I get back with my things, and Max’s leopard, and I find max is pouring his drink into a pot plant. The new one in the cardboard box in the living room. The fake plastic green wall. I send Elizabeth a photo captioned, “Max poured his drink into a plant.”

She phones me, on hands-free from the car. She is somewhere between total horror and hilarity. We agree to put it outside to drain. Then I try again to get Max into the car.
We get the coffee to Elizabeth at work and make it back in time for the plumber.
Max goes outside to play with the hose on the upstairs veranda. Just outside the living room. I close and latch the door near the hose, as I normally do, so he can’t bring the hose inside, and set the door at the other end ajar so he can get in when he’s done. The plumber sets up in the living room between the fireplace and the door at the other end.
The glass comes off. The rocks come out. There are little piles of screws everywhere, and bits of the metal chassis. Dave (not his real name), the plumber, is examining the new computer unit to make sure it’s the same as the one he’s replacing. Max has a drill. There are three separate moments of terror as first I notice, then Dave, then Dave’s teenage daughter. I separate Max from the drill and whisk him off to another room.
It turns out Max had come inside because his pants were too wet from the hose and they had started to fall off. I get him changed. He goes into our bedroom to play with Elizabeth’s hairdryer. I go to turn the hose off. The fireplace is coming together and has started working. Dave stays for a few minutes to test it, then, happy that the jobs done, again, he leaves.
I report back to Elizabeth then check on Max who has moved to a different hose. This time the one on the bedroom veranda. I close those doors to keep the water out. Dave has gone.
Heading back to the living room, I find that the fireplace is out, the remote is reporting an error and there is a blinking red light in the display panel. I report this to Elizabeth.
While I’ve been texting, Max has managed to find a bubble gun and a bottle of fluid for it. He’s got the cap off. Luckily, there’s a foil seal.
I herd Max outside, tear the seal off the bottle and pour some of the fluid into the dish. I take the gun from Max intending to show him how it’s used, but the batteries are flat. I hesitate for a moment and Max takes the open bottle of bubbles and slowly pours it all over the ground.
I stop to think about how to clean this and Max goes inside. Deciding it’s easier to abandon the bubbles for now, and hope he gets them with the hose later. I get back inside just in time. He’s in the fridge again.
He has a cup of murky water, probably his breakfast cup from earlier. He’s topped it up with milk. He’s drinking and pouring and drinking. I put it all back in the sink and start with two fresh cups. He seems happy.
Realising that I have about forty-five minutes until Sam, Max’s therapy assistant, will arrive, and knowing that Max needs a change of scene now, it seems like a good idea to take a drive for another coffee. There’s a coffee cart about ten minutes away. Maybe Max will eat the rest of breakfast number three.

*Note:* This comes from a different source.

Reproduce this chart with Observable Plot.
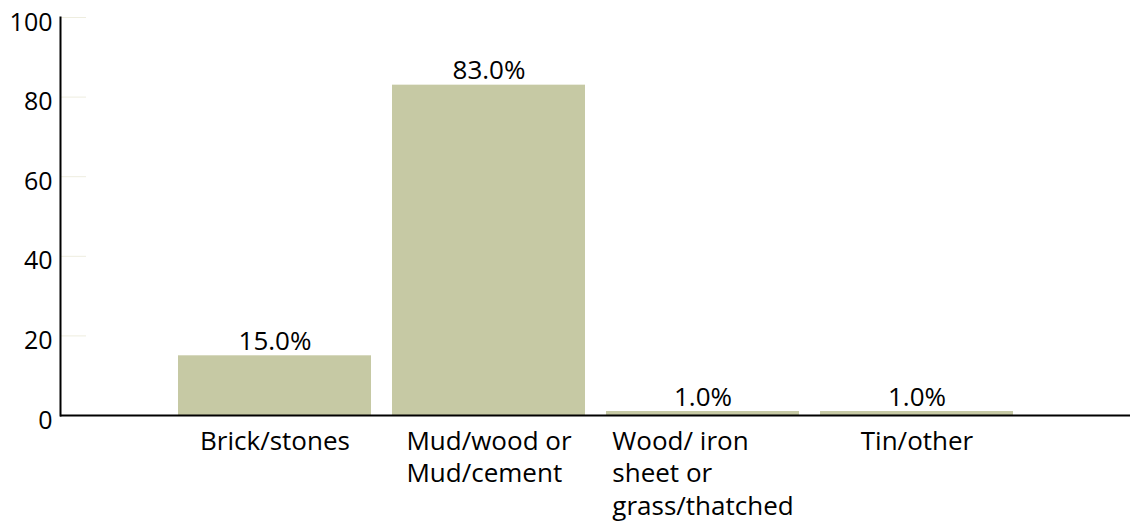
<!DOCTYPE html>
<html>
<head>
<meta charset="utf-8">
<script src="https://cdn.jsdelivr.net/npm/d3@7"></script>
<script src="https://cdn.jsdelivr.net/npm/@observablehq/plot@0.6"></script>
<style>
  html, body { margin: 0; padding: 0; background: #fff; }
  #chart { width: 1130px; height: 525px; overflow: hidden; }
</style>
</head>
<body>
<div id="chart"></div>
<script>
const categories = ["Brick/stones", "Mud/wood or Mud/cement", "Wood/ iron sheet or grass/thatched", "Tin/other"];
const tickLabels = ["Brick/stones", "Mud/wood or\nMud/cement", "Wood/ iron\nsheet or\ngrass/thatched", "Tin/other"];
const values = [15.0, 83.0, 1.0, 1.0];
const yTicks = [0, 20, 40, 60, 80, 100];

const data = categories.map((c, i) => ({cat: c, label: tickLabels[i], value: values[i]}));

const chart = Plot.plot({
  width: 1130,
  height: 525,
  marginLeft: 60,
  marginRight: 0,
  marginTop: 17,
  marginBottom: 110,
  style: {fontFamily: "'Open Sans', sans-serif", fontSize: "25px", color: "#000", background: "#fff"},
  x: {domain: categories, paddingInner: 0.1, paddingOuter: 0.55, label: null},
  y: {domain: [0, 100], label: null},
  marks: [
    Plot.axisY({ticks: yTicks, tickSize: -26, stroke: "#eeeddf", tickFormat: () => ""}),
    Plot.axisY({ticks: yTicks, tickSize: 0, tickPadding: 8, dy: 5, fontSize: 25, label: null}),
    Plot.barY(data, {x: "cat", y: "value", fill: "#c6c9a4"}),
    Plot.text(data, {x: "cat", y: "value", text: d => d.value.toFixed(1) + "%", lineAnchor: "bottom", dy: -6, fontSize: 26}),
    Plot.axisX({tickSize: 0, tickPadding: 11, lineAnchor: "top", lineHeight: 1.25, fontSize: 26, label: null,
      tickFormat: d => tickLabels[categories.indexOf(d)]}),
    Plot.ruleY([0], {stroke: "#000", strokeWidth: 2}),
    Plot.frame({anchor: "left", stroke: "#000", strokeWidth: 2})
  ]
});

document.getElementById("chart").appendChild(chart);

// left-align wrapped lines within each centred label block
chart.querySelectorAll('g[aria-label="x-axis tick label"] text').forEach(t => {
  const spans = t.querySelectorAll("tspan");
  if (spans.length < 2) return;
  let maxW = 0;
  spans.forEach(s => { maxW = Math.max(maxW, s.getComputedTextLength()); });
  t.setAttribute("text-anchor", "start");
  spans.forEach(s => s.setAttribute("x", -maxW / 2));
});
</script>
</body>
</html>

I wind Max’s window down and turn his side of the car toward the cart so we can watch each other. He is eating. He pours his water bottle out the window. That’s why he has water, I think, cuckling internally.
We get back home with a few minutes to spare on Sam arriving. In those few minutes Max has managed to get to a hose again and is soaked. Again? This will be clothing change number 5 today, but thankfully Sam is here to take over for a while.
Max and Sam are going to go to the trampoline park, and then a playground, and then lunch. I’m going to ride my bike and switch off for a few hours.